Tactile switches are similar to pushbutton switches, but they are typically a lot smaller. Imagine a personal home router that has a reset switch. The switch is typically recessed in the plastic so that it cannot be accidentally pushed. Usually the use of a paperclip or toothpick is needed to press that type of switch. These types of switches will typically be tactile switches, momentary switches and will not usually be used as an on or off switch. Often these will be used to reset something, count something, stop something, or any function of that nature. These will typically have very low voltage and current ratings. The MJTP1230 from APEM Inc. is an example of a tactile switch. This switch is a SPST-NO, or single pole single throw normally open circuit. This means that current cannot flow through this switch until the actuator has been pressed. Once the actuator is released, the switch will automatically open up again and current will not be able to flow. Figure 10 is an illustration of the MJTP1230.
Figure 10: MJTP1230.
There are four legs on this switch. This will often be the case for tactile switches. It is not because there are two different circuits that can be connected, but rather because adding two additional legs adds physical support to the switch when it is soldered onto a board. The two legs on one side will be permanently connected regardless of the position of the switch. The other side of the switch will follow the same rule where the legs are always connected. When the actuator is pressed, then there is continuity between both halves of the switch. As far as the circuit is concerned, this switch will follow the circuit diagram from Figure 1.

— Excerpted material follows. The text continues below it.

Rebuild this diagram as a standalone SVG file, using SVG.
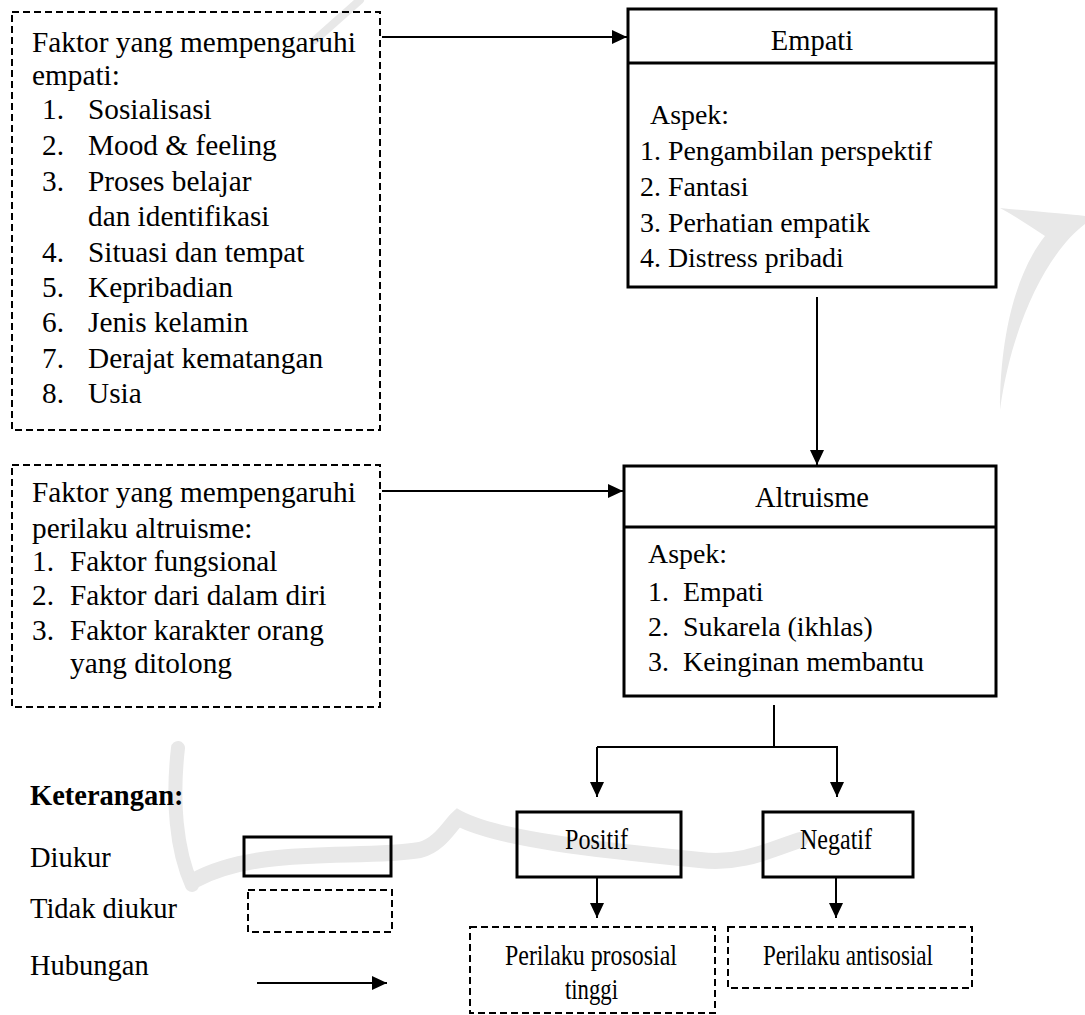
<svg xmlns="http://www.w3.org/2000/svg" width="1085" height="1015" viewBox="0 0 1085 1015">
<style>
text{font-family:'Liberation Serif','Times New Roman',serif;font-size:28.5px;fill:#000}
.l{font-size:29.3px}
.s{font-size:27.9px}
.c{font-size:30px}
.b{font-weight:bold}
.m{text-anchor:middle}
.solid{fill:none;stroke:#000;stroke-width:3}
.dash{fill:none;stroke:#000;stroke-width:2;stroke-dasharray:7 4}
.con{fill:none;stroke:#000;stroke-width:2}
.wm{fill:none;stroke:#e8e8e8;stroke-linecap:round}
</style>
<defs>
<marker id="ah" markerUnits="userSpaceOnUse" markerWidth="16" markerHeight="16" refX="15" refY="7" orient="auto">
<path d="M0,0 L15,7 L0,14 Z" fill="#000"/>
</marker>
</defs>
<rect width="1085" height="1015" fill="#fff"/>
<g id="watermark">
<path fill="#e8e8e8" d="M1000,208 C1040,212 1070,214 1085,216 L1085,224 C1050,250 1012,320 1000,410 C1000,330 1018,270 1045,236 C1030,226 1015,216 1000,208 Z"/>
<path class="wm" stroke-width="14" d="M178,748 C172,800 176,850 192,885"/>
<path class="wm" stroke-width="16" d="M195,880 C260,845 360,860 420,850 C440,845 450,825 458,818 C500,840 600,850 700,860 C740,865 770,850 800,840"/>
<path class="wm" stroke-width="8" stroke="#f0f0f0" d="M360,0 L315,40"/>
</g>
<g id="n-faktor-empati">
<rect class="dash" x="12" y="12" width="368" height="418"/>
<text class="l" x="32" y="52">Faktor yang mempengaruhi</text>
<text class="l" x="32" y="85">empati:</text>
<text class="l" x="42" y="119">1.</text><text class="l" x="88" y="119">Sosialisasi</text>
<text class="l" x="42" y="155">2.</text><text class="l" x="88" y="155">Mood &amp; feeling</text>
<text class="l" x="42" y="191">3.</text><text class="l" x="88" y="191">Proses belajar</text>
<text class="l" x="88" y="226">dan identifikasi</text>
<text class="l" x="42" y="262">4.</text><text class="l" x="88" y="262">Situasi dan tempat</text>
<text class="l" x="42" y="297">5.</text><text class="l" x="88" y="297">Kepribadian</text>
<text class="l" x="42" y="332">6.</text><text class="l" x="88" y="332">Jenis kelamin</text>
<text class="l" x="42" y="368">7.</text><text class="l" x="88" y="368">Derajat kematangan</text>
<text class="l" x="42" y="403">8.</text><text class="l" x="88" y="403">Usia</text>
</g>
<g id="n-empati">
<rect class="solid" x="628" y="9" width="368" height="278"/>
<line class="solid" x1="628" y1="63" x2="996" y2="63"/>
<text class="m" x="812" y="50">Empati</text>
<text class="s" x="650" y="124">Aspek:</text>
<text class="s" x="640" y="160">1. Pengambilan perspektif</text>
<text class="s" x="640" y="196">2. Fantasi</text>
<text class="s" x="640" y="232">3. Perhatian empatik</text>
<text class="s" x="640" y="267">4. Distress pribadi</text>
</g>
<g id="n-faktor-altruisme">
<rect class="dash" x="12" y="465" width="368" height="242"/>
<text class="l" x="32" y="502">Faktor yang mempengaruhi</text>
<text class="l" x="32" y="538">perilaku altruisme:</text>
<text class="l" x="32" y="571">1.</text><text class="l" x="70" y="571">Faktor fungsional</text>
<text class="l" x="32" y="605">2.</text><text class="l" x="70" y="605">Faktor dari dalam diri</text>
<text class="l" x="32" y="640">3.</text><text class="l" x="70" y="640">Faktor karakter orang</text>
<text class="l" x="70" y="673">yang ditolong</text>
</g>
<g id="n-altruisme">
<rect class="solid" x="624" y="466" width="372" height="230"/>
<line class="solid" x1="624" y1="527" x2="996" y2="527"/>
<text class="m" x="812" y="507">Altruisme</text>
<text class="s" x="648" y="563">Aspek:</text>
<text class="s" x="648" y="601">1.</text><text class="s" x="683" y="601">Empati</text>
<text class="s" x="648" y="636">2.</text><text class="s" x="683" y="636">Sukarela (ikhlas)</text>
<text class="s" x="648" y="671">3.</text><text class="s" x="683" y="671">Keinginan membantu</text>
</g>
<g id="n-positif">
<rect class="solid" x="517" y="812" width="164" height="65" stroke-width="2.5"/>
<text class="c" x="565" y="849" textLength="63" lengthAdjust="spacingAndGlyphs">Positif</text>
</g>
<g id="n-negatif">
<rect class="solid" x="763" y="812" width="150" height="65" stroke-width="2.5"/>
<text class="c" x="800" y="849" textLength="72" lengthAdjust="spacingAndGlyphs">Negatif</text>
</g>
<g id="n-prososial">
<rect class="dash" x="470" y="927" width="245" height="86"/>
<text class="c" x="505" y="965" textLength="172" lengthAdjust="spacingAndGlyphs">Perilaku prososial</text>
<text class="c" x="565" y="999" textLength="53" lengthAdjust="spacingAndGlyphs">tinggi</text>
</g>
<g id="n-antisosial">
<rect class="dash" x="728" y="927" width="244" height="61"/>
<text class="c" x="763" y="965" textLength="170" lengthAdjust="spacingAndGlyphs">Perilaku antisosial</text>
</g>
<g id="legend">
<text class="b" x="30" y="805">Keterangan:</text>
<text x="30" y="867">Diukur</text>
<text x="30" y="918">Tidak diukur</text>
<text x="30" y="975">Hubungan</text>
<rect class="solid" x="244" y="837" width="147" height="39"/>
<rect class="dash" x="248" y="890" width="144" height="42"/>
<line class="con" x1="257" y1="983" x2="387" y2="983" marker-end="url(#ah)"/>
</g>
<g id="connectors">
<line class="con" x1="382" y1="37" x2="627" y2="37" marker-end="url(#ah)"/>
<line class="con" x1="817" y1="297" x2="817" y2="465" marker-end="url(#ah)"/>
<line class="con" x1="382" y1="491" x2="623" y2="491" marker-end="url(#ah)"/>
<polyline class="con" points="774,705 774,747"/>
<polyline class="con" points="597,747 837,747 837,797" marker-end="url(#ah)"/>
<line class="con" x1="597" y1="747" x2="597" y2="797" marker-end="url(#ah)"/>
<line class="con" x1="597" y1="877" x2="597" y2="918" marker-end="url(#ah)"/>
<line class="con" x1="836" y1="877" x2="836" y2="918" marker-end="url(#ah)"/>
</g>
</svg>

Dipswitches are switches that are in a “Dual Inline Package”. These will be designed to be able to fit into a breadboard. These switches will be a conglomeration of small SPST switches. An example of where these are used is in DMX control for stage lighting. Every light fixture will have an address that can be assigned to it. In modern DMX controlled lights, this can be programmed by a microcontroller and simply moving a number up or down on a display. On older DMX controlled lights, there would be a dipswitch that could be changed to give the proper binary address for that fixture. These types of switches are often surface- or through hole-mounted, but there are also panel-mounted options. Figure 11 illustrates the 208-4, a dipswitch from CTS Electrocomponents.
Figure 11: 208-4.
Rocker switches are also very popular in the marketplace. This type of switch has a concave actuator that rocks back and forth from each position. Many ON/OFF switches are rockers for consumer electronics. These will typically be panel mounted, but can be mounted directly onto a board as well. Figure 12 depicts the CRE22F2BBRLE from ZF Electronics.
Figure 12: CRE22F2BBRLE.
This switch is a SPST switch so it will only turn on or off. There is a middle terminal on this switch because it is illuminated. SPST switches with illumination will usually have three terminals. The outside terminals will be responsible for allowing current to flow from source to ground. The middle terminal is used for the light. When the switch is open, current cannot flow through the light. When the switch is closed, current will flow from the source, through the light, to ground.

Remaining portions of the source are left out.